No me voy a referir a las marchas tan de moda, aun cuando comparto el sueño de Emilio Palacio: ver a los guayaquileños unidos recorriendo las calles como hermanos, no antagonistas. Pienso más bien en el último trote que nos lleva a estrenar la claustrofobia de un nicho cualquiera, o a comer bajo tierra flores por las raíces. El verbo marchar se ha vuelto sinónimo de expirar, estirar la pata, dejar el pellejo, estar en capilla, dar las últimas boqueadas, quedar en la estacada, doblar la servilleta, liar el petate, pasar a mejor vida (¿quién puede afirmar que la próxima será mejor?). Si prefieren, podemos decir: despancijarse, despanzurrarse, tragar el acta de nacimiento, palpar la ropa, vidriarse los ojos, acabar con la candela, espichar, hincar el pico.

Un buen día los seres (cada vez resulta más difícil llamarlos humanos) decidieron organizar una marcha en contra del amor. Los motivos eran múltiples. Se dijo que amar era complicarse la vida, abandonar intereses propios, traer al mundo niños para que sufriesen las consecuencias. El primer paso fue un voto abrumador a favor del aborto. La mujer libérrima decidió hacer con su cuerpo lo que mejor le pareciera: tener una docena de mocosos o acabar con cada uno de ellos a medida que tuviesen la osadía de asomar por el útero. Jamás se tomó en cuenta el derecho que tenía cada feto de disponer también de su propia vida. Luego vino la supresión del matrimonio, lazo absurdo que ponía trabas a la libertad individual. Pero no era suficiente. Subsistía aquella costumbre nociva de empeñar el corazón, enamorarse, entregar las herramientas a destiempo, comerse el postre antes del plato fuerte. El acto sexual se volvió sospechoso; aparecieron recomendaciones como el llamado coitus interruptus aceptado por la Iglesia pero frustrante al máximo, la abstinencia pura y simple, el método del doctor Ogino, totalmente inseguro, el llamado condón capaz de dar a cualquier noche romántica un dejo de tecnicismo deprimente. Desde la Edad Media, se había consagrado el rito de quemar vivas a las madres solteras. El Antiguo Testamento preconizaba la lapidación en caso de adulterio, costumbre todavía vigente para ciertos pueblos del 2005.
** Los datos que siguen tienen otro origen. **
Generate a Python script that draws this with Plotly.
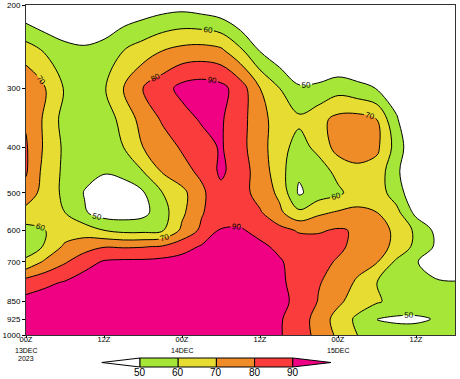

Entonces se armó la marcha. Cada cual valía según lo que tenía. El egoísmo, la rapiña, el latrocinio, el engaño podían resultar mucho más provechosos que el tonto amor. Muñecos representando a Cupido fueron salvajemente despachurrados. Letreros mayúsculos rezaban: “Hagan la guerra y no el amor”. John Lennon se había equivocado al imaginar un mundo sin fronteras. “Todos contra todos” rezaba otro rótulo. La civilización llegó a un consumismo salvaje. Navidad, vendida a un muñeco barbón clonado a millones de ejemplares, dejó de ser símbolo de renacimiento para convertirse en la fecha mayor del despilfarro, el triunfo de la desigualdad. El amor se esfumó poquito a poquito como se apaga una vela. Quedaron los ilusos. Recordaron a Marcel Proust: “En las personas que amamos, hay, inmanente en ellas, cierto sueño que no siempre sabemos discernir pero que siempre perseguimos”. Una civilización iba muriendo. Cuando la Tierra se estremece por todas partes, algo intenta decirnos, mas no sabemos escuchar.